Arriving in Rome and in need of something quick and truly Roman go directly to the Campo de' Fiori. Once there, make your way through the vegetable stalls and flower carts to find a mecca for pizza enthusiasts,Forno Campo de' Fiori. I have a memory of our first pizza there, where the timid may find themselves sensa (without) pizza! We did manage, however, to get pizza, a pizza bianca (white pizza) with anchovies and zucchini flowers. Outside, we stood with the crowd in the campo eating this delightful creation out of the paper it was wrapped in. We did return for a second piece and walked to the quieter Piazza Farnese, where we sat and savored our second portion, it was unbelievable!
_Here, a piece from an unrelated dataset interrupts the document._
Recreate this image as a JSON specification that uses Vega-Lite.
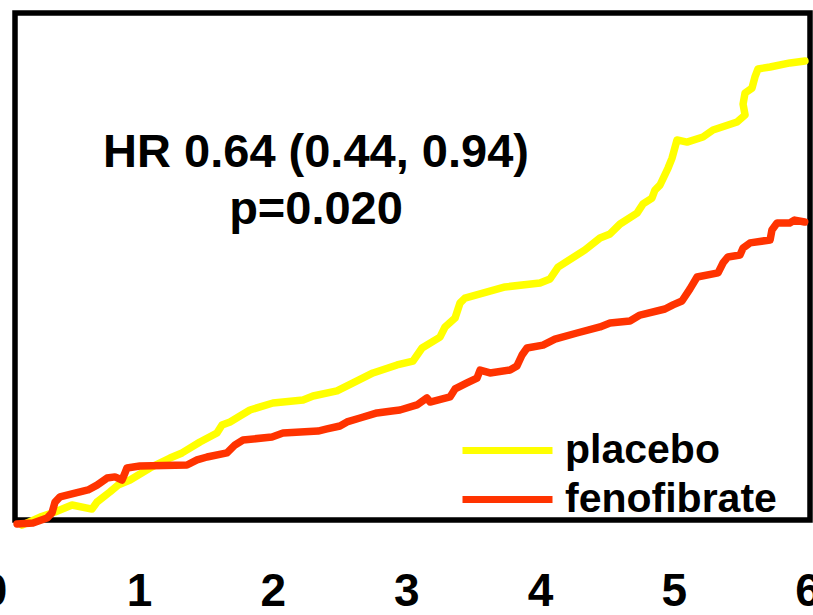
{
  "$schema": "https://vega.github.io/schema/vega-lite/v6.json",
  "width": 795,
  "height": 507,
  "autosize": {"type": "none"},
  "padding": {"left": 15, "top": 13, "right": 3, "bottom": 95},
  "background": "white",
  "config": {"view": {"stroke": "black", "strokeWidth": 5.5}, "font": "Liberation Sans"},
  "layer": [
    {
      "data": {"values": [
        {"group": "placebo", "i": 1, "year": 0.125, "incidence": -0.026},
        {"group": "placebo", "i": 2, "year": 0.26, "incidence": 0.015},
        {"group": "placebo", "i": 3, "year": 0.372, "incidence": 0.041},
        {"group": "placebo", "i": 4, "year": 0.499, "incidence": 0.077},
        {"group": "placebo", "i": 5, "year": 0.648, "incidence": 0.056},
        {"group": "placebo", "i": 6, "year": 0.686, "incidence": 0.092},
        {"group": "placebo", "i": 7, "year": 0.783, "incidence": 0.144},
        {"group": "placebo", "i": 8, "year": 0.843, "incidence": 0.179},
        {"group": "placebo", "i": 9, "year": 0.933, "incidence": 0.205},
        {"group": "placebo", "i": 10, "year": 1.082, "incidence": 0.267},
        {"group": "placebo", "i": 11, "year": 1.232, "incidence": 0.318},
        {"group": "placebo", "i": 12, "year": 1.322, "incidence": 0.344},
        {"group": "placebo", "i": 13, "year": 1.456, "incidence": 0.4},
        {"group": "placebo", "i": 14, "year": 1.583, "incidence": 0.446},
        {"group": "placebo", "i": 15, "year": 1.621, "incidence": 0.487},
        {"group": "placebo", "i": 16, "year": 1.681, "incidence": 0.503},
        {"group": "placebo", "i": 17, "year": 1.755, "incidence": 0.533},
        {"group": "placebo", "i": 18, "year": 1.83, "incidence": 0.564},
        {"group": "placebo", "i": 19, "year": 2.002, "incidence": 0.6},
        {"group": "placebo", "i": 20, "year": 2.227, "incidence": 0.615},
        {"group": "placebo", "i": 21, "year": 2.302, "incidence": 0.636},
        {"group": "placebo", "i": 22, "year": 2.481, "incidence": 0.662},
        {"group": "placebo", "i": 23, "year": 2.601, "incidence": 0.703},
        {"group": "placebo", "i": 24, "year": 2.75, "incidence": 0.754},
        {"group": "placebo", "i": 25, "year": 2.93, "incidence": 0.795},
        {"group": "placebo", "i": 26, "year": 3.049, "incidence": 0.815},
        {"group": "placebo", "i": 27, "year": 3.117, "incidence": 0.882},
        {"group": "placebo", "i": 28, "year": 3.251, "incidence": 0.938},
        {"group": "placebo", "i": 29, "year": 3.289, "incidence": 0.99},
        {"group": "placebo", "i": 30, "year": 3.364, "incidence": 1.036},
        {"group": "placebo", "i": 31, "year": 3.401, "incidence": 1.113},
        {"group": "placebo", "i": 32, "year": 3.438, "incidence": 1.138},
        {"group": "placebo", "i": 33, "year": 3.738, "incidence": 1.195},
        {"group": "placebo", "i": 34, "year": 3.999, "incidence": 1.215},
        {"group": "placebo", "i": 35, "year": 4.074, "incidence": 1.236},
        {"group": "placebo", "i": 36, "year": 4.134, "incidence": 1.297},
        {"group": "placebo", "i": 37, "year": 4.336, "incidence": 1.385},
        {"group": "placebo", "i": 38, "year": 4.448, "incidence": 1.446},
        {"group": "placebo", "i": 39, "year": 4.523, "incidence": 1.467},
        {"group": "placebo", "i": 40, "year": 4.598, "incidence": 1.518},
        {"group": "placebo", "i": 41, "year": 4.725, "incidence": 1.574},
        {"group": "placebo", "i": 42, "year": 4.77, "incidence": 1.621},
        {"group": "placebo", "i": 43, "year": 4.837, "incidence": 1.651},
        {"group": "placebo", "i": 44, "year": 4.859, "incidence": 1.692},
        {"group": "placebo", "i": 45, "year": 4.897, "incidence": 1.718},
        {"group": "placebo", "i": 46, "year": 4.957, "incidence": 1.805},
        {"group": "placebo", "i": 47, "year": 4.987, "incidence": 1.856},
        {"group": "placebo", "i": 48, "year": 5.024, "incidence": 1.949},
        {"group": "placebo", "i": 49, "year": 5.099, "incidence": 1.938},
        {"group": "placebo", "i": 50, "year": 5.218, "incidence": 1.964},
        {"group": "placebo", "i": 51, "year": 5.293, "incidence": 2.0},
        {"group": "placebo", "i": 52, "year": 5.473, "incidence": 2.041},
        {"group": "placebo", "i": 53, "year": 5.533, "incidence": 2.077},
        {"group": "placebo", "i": 54, "year": 5.518, "incidence": 2.133},
        {"group": "placebo", "i": 55, "year": 5.533, "incidence": 2.19},
        {"group": "placebo", "i": 56, "year": 5.585, "incidence": 2.215},
        {"group": "placebo", "i": 57, "year": 5.607, "incidence": 2.272},
        {"group": "placebo", "i": 58, "year": 5.63, "incidence": 2.313},
        {"group": "placebo", "i": 59, "year": 5.72, "incidence": 2.323},
        {"group": "placebo", "i": 60, "year": 5.869, "incidence": 2.344},
        {"group": "placebo", "i": 61, "year": 5.981, "incidence": 2.354},
        {"group": "fenofibrate", "i": 1, "year": 0.088, "incidence": -0.021},
        {"group": "fenofibrate", "i": 2, "year": 0.207, "incidence": -0.015},
        {"group": "fenofibrate", "i": 3, "year": 0.312, "incidence": 0.01},
        {"group": "fenofibrate", "i": 4, "year": 0.349, "incidence": 0.036},
        {"group": "fenofibrate", "i": 5, "year": 0.372, "incidence": 0.092},
        {"group": "fenofibrate", "i": 6, "year": 0.409, "incidence": 0.118},
        {"group": "fenofibrate", "i": 7, "year": 0.521, "incidence": 0.138},
        {"group": "fenofibrate", "i": 8, "year": 0.619, "incidence": 0.154},
        {"group": "fenofibrate", "i": 9, "year": 0.686, "incidence": 0.179},
        {"group": "fenofibrate", "i": 10, "year": 0.761, "incidence": 0.215},
        {"group": "fenofibrate", "i": 11, "year": 0.82, "incidence": 0.221},
        {"group": "fenofibrate", "i": 12, "year": 0.873, "incidence": 0.205},
        {"group": "fenofibrate", "i": 13, "year": 0.895, "incidence": 0.241},
        {"group": "fenofibrate", "i": 14, "year": 0.91, "incidence": 0.267},
        {"group": "fenofibrate", "i": 15, "year": 1.007, "incidence": 0.277},
        {"group": "fenofibrate", "i": 16, "year": 1.359, "incidence": 0.282},
        {"group": "fenofibrate", "i": 17, "year": 1.434, "incidence": 0.308},
        {"group": "fenofibrate", "i": 18, "year": 1.509, "incidence": 0.323},
        {"group": "fenofibrate", "i": 19, "year": 1.658, "incidence": 0.344},
        {"group": "fenofibrate", "i": 20, "year": 1.718, "incidence": 0.385},
        {"group": "fenofibrate", "i": 21, "year": 1.778, "incidence": 0.41},
        {"group": "fenofibrate", "i": 22, "year": 1.995, "incidence": 0.426},
        {"group": "fenofibrate", "i": 23, "year": 2.077, "incidence": 0.446},
        {"group": "fenofibrate", "i": 24, "year": 2.339, "incidence": 0.456},
        {"group": "fenofibrate", "i": 25, "year": 2.406, "incidence": 0.467},
        {"group": "fenofibrate", "i": 26, "year": 2.503, "incidence": 0.482},
        {"group": "fenofibrate", "i": 27, "year": 2.556, "incidence": 0.503},
        {"group": "fenofibrate", "i": 28, "year": 2.653, "incidence": 0.523},
        {"group": "fenofibrate", "i": 29, "year": 2.78, "incidence": 0.549},
        {"group": "fenofibrate", "i": 30, "year": 2.892, "incidence": 0.559},
        {"group": "fenofibrate", "i": 31, "year": 2.952, "incidence": 0.564},
        {"group": "fenofibrate", "i": 32, "year": 3.079, "incidence": 0.59},
        {"group": "fenofibrate", "i": 33, "year": 3.154, "incidence": 0.626},
        {"group": "fenofibrate", "i": 34, "year": 3.177, "incidence": 0.605},
        {"group": "fenofibrate", "i": 35, "year": 3.326, "incidence": 0.631},
        {"group": "fenofibrate", "i": 36, "year": 3.364, "incidence": 0.672},
        {"group": "fenofibrate", "i": 37, "year": 3.453, "incidence": 0.703},
        {"group": "fenofibrate", "i": 38, "year": 3.528, "incidence": 0.728},
        {"group": "fenofibrate", "i": 39, "year": 3.551, "incidence": 0.769},
        {"group": "fenofibrate", "i": 40, "year": 3.625, "incidence": 0.754},
        {"group": "fenofibrate", "i": 41, "year": 3.775, "incidence": 0.769},
        {"group": "fenofibrate", "i": 42, "year": 3.827, "incidence": 0.79},
        {"group": "fenofibrate", "i": 43, "year": 3.865, "incidence": 0.846},
        {"group": "fenofibrate", "i": 44, "year": 3.902, "incidence": 0.882},
        {"group": "fenofibrate", "i": 45, "year": 4.022, "incidence": 0.897},
        {"group": "fenofibrate", "i": 46, "year": 4.111, "incidence": 0.928},
        {"group": "fenofibrate", "i": 47, "year": 4.276, "incidence": 0.959},
        {"group": "fenofibrate", "i": 48, "year": 4.448, "incidence": 0.99},
        {"group": "fenofibrate", "i": 49, "year": 4.523, "incidence": 1.01},
        {"group": "fenofibrate", "i": 50, "year": 4.672, "incidence": 1.021},
        {"group": "fenofibrate", "i": 51, "year": 4.747, "incidence": 1.051},
        {"group": "fenofibrate", "i": 52, "year": 4.934, "incidence": 1.082},
        {"group": "fenofibrate", "i": 53, "year": 4.994, "incidence": 1.103},
        {"group": "fenofibrate", "i": 54, "year": 5.061, "incidence": 1.123},
        {"group": "fenofibrate", "i": 55, "year": 5.121, "incidence": 1.185},
        {"group": "fenofibrate", "i": 56, "year": 5.174, "incidence": 1.246},
        {"group": "fenofibrate", "i": 57, "year": 5.331, "incidence": 1.267},
        {"group": "fenofibrate", "i": 58, "year": 5.368, "incidence": 1.318},
        {"group": "fenofibrate", "i": 59, "year": 5.405, "incidence": 1.349},
        {"group": "fenofibrate", "i": 60, "year": 5.495, "incidence": 1.359},
        {"group": "fenofibrate", "i": 61, "year": 5.518, "incidence": 1.395},
        {"group": "fenofibrate", "i": 62, "year": 5.57, "incidence": 1.421},
        {"group": "fenofibrate", "i": 63, "year": 5.72, "incidence": 1.436},
        {"group": "fenofibrate", "i": 64, "year": 5.734, "incidence": 1.487},
        {"group": "fenofibrate", "i": 65, "year": 5.772, "incidence": 1.523},
        {"group": "fenofibrate", "i": 66, "year": 5.867, "incidence": 1.523},
        {"group": "fenofibrate", "i": 67, "year": 5.904, "incidence": 1.538},
        {"group": "fenofibrate", "i": 68, "year": 5.979, "incidence": 1.528}
      ]},
      "mark": {"type": "line", "strokeWidth": 7.5, "strokeJoin": "round", "strokeCap": "round"},
      "encoding": {
        "x": {
          "field": "year", "type": "quantitative",
          "scale": {"domain": [0, 6.1], "range": [-9.7, 805.87], "nice": false, "zero": false},
          "axis": {"values": [0, 1, 2, 3, 4, 5, 6], "title": null, "domain": false, "ticks": false, "tickSize": 0, "grid": false,
                   "labelFontSize": 46, "labelFontWeight": "bold", "labelFont": "Liberation Sans", "labelColor": "black",
                   "labelPadding": 49, "labelFlush": 5, "labelFlushOffset": 24, "format": "d"}
        },
        "y": {"field": "incidence", "type": "quantitative", "scale": {"domain": [0, 2.6], "nice": false, "zero": false}, "axis": null},
        "color": {
          "field": "group", "type": "nominal",
          "scale": {"domain": ["placebo", "fenofibrate"], "range": ["#FFFF00", "#FF3300"]},
          "legend": {"title": null, "orient": "none", "legendX": 472, "legendY": 417, "symbolType": "M-3,0H3", "symbolSize": 900,
                     "symbolStrokeWidth": 7, "labelFontSize": 41, "labelFontWeight": "bold", "labelFont": "Liberation Sans",
                     "labelColor": "black", "labelOffset": 37, "rowPadding": 7, "padding": 0, "labelLimit": 400}
        },
        "order": {"field": "i", "type": "quantitative"}
      }
    },
    {
      "data": {"values": [{}]},
      "mark": {"type": "text", "text": ["HR 0.64 (0.44, 0.94)", "p=0.020"], "fontSize": 47, "fontWeight": "bold", "font": "Liberation Sans",
               "align": "center", "baseline": "alphabetic", "lineHeight": 57, "color": "black"},
      "encoding": {"x": {"datum": 2.324, "type": "quantitative"}, "y": {"datum": 1.81, "type": "quantitative"}}
    }
  ]
}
So why is Roman pizza so good? We have heard different theories on this, one person said it is the water, others say the olive oil, still others believe it is the mere fact of being in Rome. Well, at the Forno Campo de' Fiori they have been making pizza for over 200 years, so skill may have a lot to do with it!
For a different experience, with equally good pizza, there is Lo Zozzone, near Piazza Navone.
Here there are tables, inside and out, so pizza can be enjoyed with a glass of wine or beer.
Eating pizza in Rome has inspired us to create a version that we make in our kitchen. James takes the lead in this pizza bianca preparation.( This is best cooked on a pizza stone, which should be preheated in the oven.)
3 cups all purpose flour (or Italian flour)
1 teaspoon yeast
1/4 cup olive oil
1 teaspoon salt
1 teaspoon sugar
1/2 cup parmesan cheese grated (optional)
cornmeal for dusting pizza stone
kosher salt , good olive oil(EVOO), fresh herbs, such as rosemary, for coating
In a warm bowl add 1 1/3 cups tepid water, dissolve 1 heaping teaspoon of yeast with 1 teaspoon sugar (to proof), stir to dissolve. Wait, about 5 min. , for a bloom to appear, meaning the yeast is active. Add 1/4 cup olive oil, 2 cups of flour to make a 'sponge', scraping flour from sides of bowl. Add 2 teaspoons salt ( and the optional parmesan cheese). Gradually add up to 1 cup of flour, mix and knead with the dough hook of an electric mixer (or mix by hand). Turn dough onto a floured surface and knead, adding additional flour if needed. Knead until an elastic ball is formed, continue to add flour until the dough feels firm, yet somewhat sticky. Turn dough into an oiled bowl and cover. Let dough rise until 1 1/2 times or double in bulk, punch down and cover again for a second rise. When double in bulk again, punch down and divide into 3 balls . On a floured surface, press one ball (cover other 2), flatten into a disk. With hands (or rolling pin)spread dough as thin as you like. Transfer dough to a pizza peel that has been dusted with cornmeal. Using the tips of your fingers create small depressions across the surface, and drizzle with olive oil ( EVOO), sprinkle with kosher salt ( add chopped fresh herbs, optional). Carefully slide dough onto a pizza stone, that has been preheated, into a hot, 500 degree oven. (if you do not have a pizza stone,dough can be baked on a oiled baking sheet).
Bake for about 10 minutes or until golden brown. Remove from oven, slice and serve warm. (freezes well up to 2 weeks)
Pizza can be topped or sliced and stuffed with cheese, mortadella, fresh tomato, etc.